Leading companies are increasingly recognizing that when it comes to cutting their emissions of heat-trapping gases, it pays to know whether what they are doing lines up with what scientists say is necessary to avoid the worst impacts of climate change.
“We make toothpaste. It’s what we do,” Lori Michelin, who leads Colgate Palmolive’s global sustainability efforts, said Sept. 25 at a meeting of corporate sustainability officers hosted by the United Nations Global Compact in New York. “We’re not really climate scientists.”
So when Colgate Palmolive wanted to set a science-based target for cutting its emissions, it turned to the World Wildlife Fund (WWF) and CDP (formerly the Carbon Disclosure Project) for help. Using a method they developed, the company has committed to reduce the carbon footprint of its manufacturing 25 percent by 2020 over a 2002 baseline.

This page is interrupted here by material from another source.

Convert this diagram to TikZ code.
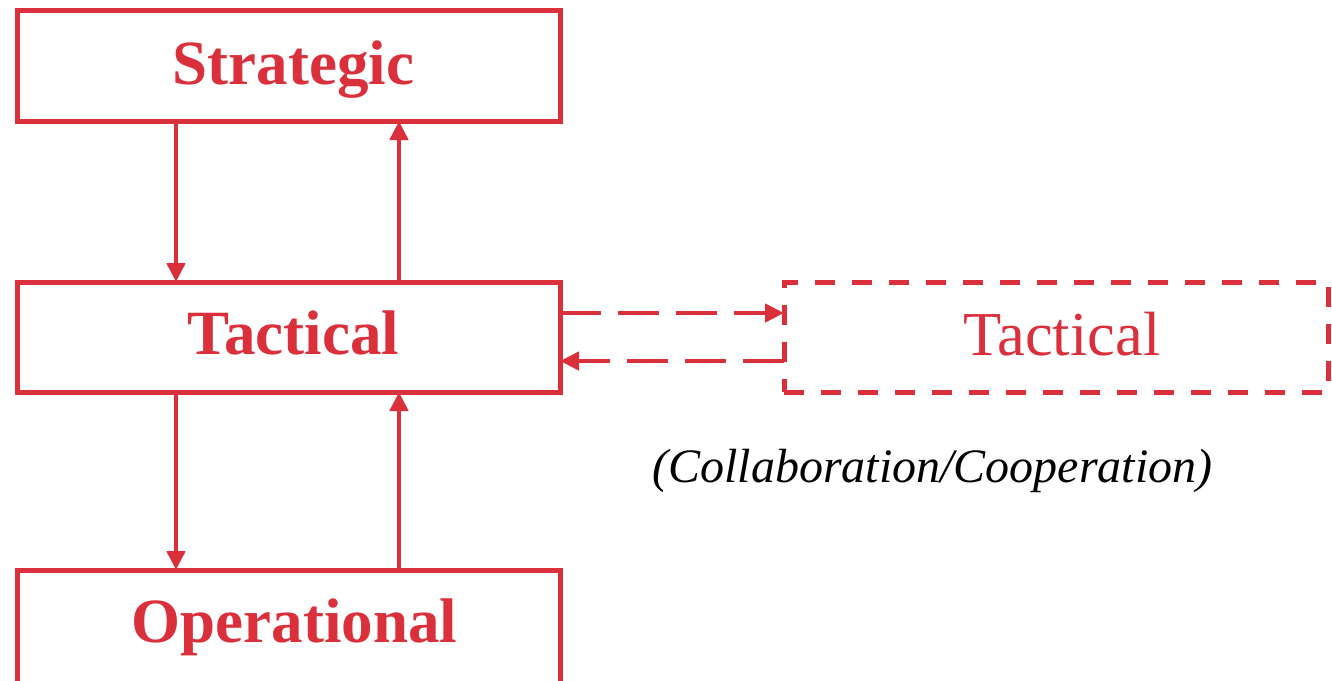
\documentclass[tikz,border=0pt]{standalone}
\usepackage{fontspec}
\setmainfont{Liberation Serif}
\usetikzlibrary{arrows.meta}
\definecolor{lvlred}{RGB}{217,48,60}
\begin{document}
\begin{tikzpicture}[x=1pt,y=-1pt,
  lvlbox/.style={draw=lvlred, line width=5pt, minimum width=543pt, minimum height=110pt, inner sep=0pt, outer sep=0pt},
  peerbox/.style={lvlbox, dash pattern=on 20pt off 17pt},
  title/.style={text=lvlred, font=\fontsize{63pt}{70pt}\selectfont\bfseries, inner sep=0pt, anchor=base},
  peertitle/.style={text=lvlred, font=\fontsize{62.5pt}{70pt}\selectfont, inner sep=0pt, anchor=base},
  note/.style={text=black, font=\fontsize{48pt}{56pt}\selectfont\itshape, inner sep=0pt, anchor=base},
  flow/.style={draw=lvlred, line width=4.6pt, -{Triangle[length=19pt,width=18pt]}},
  link/.style={flow, dash pattern=on 41pt off 17pt}]
\useasboundingbox (0,0) rectangle (1332,680);

% hierarchy levels
\node[lvlbox, minimum height=111pt] (S) at (288.5,65.5) {};
\node[lvlbox] (T) at (288.5,337) {};
\node[lvlbox, minimum height=116pt] (O) at (288.5,628) {};
% partner at the same level
\node[peerbox, minimum width=544pt] (P) at (1056,337) {};

\node[title] (St) at (293.5,84) {Strategic};
\node[title] (Tt) at (293.5,354) {Tactical};
\node[title] (Ot) at (294.5,642) {Operational};
\node[peertitle] (Pt) at (1062,355) {Tactical};
\node[note] (N) at (932.5,482) {(Collaboration/Cooperation)};

% vertical flows between levels
\draw[flow] ([xshift=-112.5pt]S.south) -- ([xshift=-112.5pt]T.north);
\draw[flow] ([xshift=110.5pt]T.north) -- ([xshift=110.5pt]S.south);
\draw[flow] ([xshift=-112.5pt]T.south) -- ([xshift=-112.5pt]O.north);
\draw[flow] ([xshift=110.5pt]O.north) -- ([xshift=110.5pt]T.south);

% exchange with the partner
\draw[link] ([yshift=24pt]T.east) -- ([yshift=24pt]T.east -| P.west);
\draw[link] ([yshift=-24pt]T.east -| P.west) -- ([yshift=-24pt]T.east);
\end{tikzpicture}
\end{document}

“Are we sure we’re going to meet this goal?” Michelin said. “I’m pretty sure we’re going to make it.”
Long-standing efficiency efforts have already helped the company cut its energy use and save $425 million in avoided energy costs. “So there is money to be made here,” she said, adding that “these savings reinforce that committing to sustainability is the right thing to do, and that it is a good business decision, too.”
Like Colgate Palmolive, the majority of the world’s largest companies already have emissions reduction goals, but only a few of them actually align their targets with an internationally agreed-upon goal to limit global warming to 2 degrees Celsius (3.6 degrees Fahrenheit).
They hope to have 100 companies signed on by year’s end, when nations meet in Paris to hammer out a potentially groundbreaking agreement on climate change that is likewise centered around the 2-degree target.
“It really is a new world in terms of corporate responsibility because it’s no longer about just being best in your sector,” Samantha Smith, who leads WWF’s work on climate and energy, told Bloomberg BNA after the meeting. Instead, corporations are trying to show that they are contributing their fair share toward the fight against climate change.
The three latest companies to do so are Coca-Cola, General Mills and Procter & Gamble, each of which have successfully set science-based emissions targets that go out to 2020 or 2025. Among the companies pledging to join them is global technology powerhouse Siemens.
Jan Rabe, sustainability director for Siemens, said the company—which makes wind turbines, medical equipment and more—has science at its core, so it makes sense to “mind the science” when setting emissions targets.
Rabe said Siemens also recognizes its moral obligation not to “shy away from this problem” of climate change but to be part of the solution by offering technologies that can lower society’s emissions.
“We do it also for a very selfish reason because it is a very positive business decision,” he said at the meeting.